O governo está preocupado com a possibilidade de que as companhias estrangeiras usem seu poderio financeiro para levar vantagem sobre a Petrobras nos leilões em que os novos campos serão disputados e por isso está procurando maneiras de ajudar a estatal, que tem participação na maioria dos blocos leiloados antes da descoberta dos reservatórios do pré-sal.
“Se o pêndulo regulatório pender mais para o lado do governo do que para o do setor privado, o Brasil corre o risco de não conseguir atrair os recursos necessários para explorar o pré-sal”, afirmou o ex-embaixador dos EUA Anthony Harrington, que preside a consultoria Stonebridge International e tem entre seus clientes a Exxon Mobil, que controla a Esso no Brasil e opera um bloco promissor no pré-sal.
As empresas estrangeiras tem enorme interesse no petróleo da Bacia de Santos porque têm enfrentado dificuldades para adquirir novas reservas em outras regiões do planeta. A Shell tem hoje reservas equivalentes a quase 12 bilhões de barris de petróleo, mas precisa de novas áreas para aumentar sua produção sem por seu futuro em risco.
Ainda há muitas incertezas sobre a viabilidade econômica da exploração dos reservatórios do pré-sal, localizados a mais de 5 mil metros abaixo da superfície do mar, sob camadas espessas de areia, rochas e sal. O governo acredita que os depósitos da área contenham dezenas de bilhões de barris de petróleo.
O preço do barril de petróleo no mercado internacional passou de US$ 65 na sexta-feira, mas ainda está longe do pico alcançado em julho de 2008, quando o produto foi negociado a US$ 145 o barril.
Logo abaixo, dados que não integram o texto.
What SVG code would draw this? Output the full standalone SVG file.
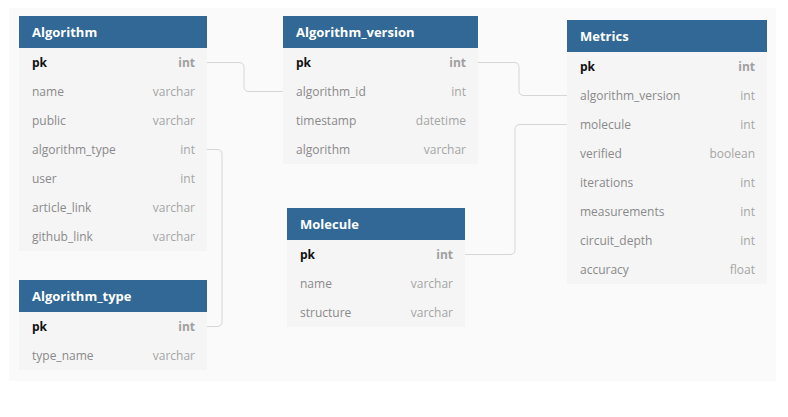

O presidente da Petrobras, José Sérgio Gabrielli, disse recentemente que a exploração do pré-sal será rentável mesmo se os preços voltarem para perto de US$ 45 o barril.
Odum prefere não arriscar nenhum palpite. “Muita gente diz que sabe o preço em que tudo vai funcionar, mas não há como ter certeza”, disse o executivo da Shell. “Existe obviamente um potencial enorme no pré-sal, mas o tamanho desses depósitos ainda está por ser definido e há riscos significativos para o seu desenvolvimento, equivalentes aos riscos associados tradicionalmente à fase exploratória.”
A Shell tem investimentos de US$ 31 bilhões programados para este ano no mundo inteiro e está prestes a deslanchar um plano de reorganização para reduzir custos e se tornar mais ágil. A divisão que será comandada por Odum, que estará no Brasil nesta semana para participar de uma conferência, administra um quinto das reservas da Shell e foi responsável por 22% da sua produção no ano passado.
A Shell foi a primeira empresa estrangeira a produzir petróleo no Brasil depois da abertura do setor, e no ano passado extraiu 23 mil barris por dia no país. Em agosto, quatro blocos que ela opera na Bacia de Campos devem começar a produzir. A Petrobras e a indiana ONGC são sócias do projeto, que terá capacidade para produzir 100 mil barris por dia. A Shell tem dez concessões no Brasil, incluindo três blocos do pré-sal que estão no início da fase exploratória. A companhia opera sozinha um deles e é sócia da Petrobras nos outros dois.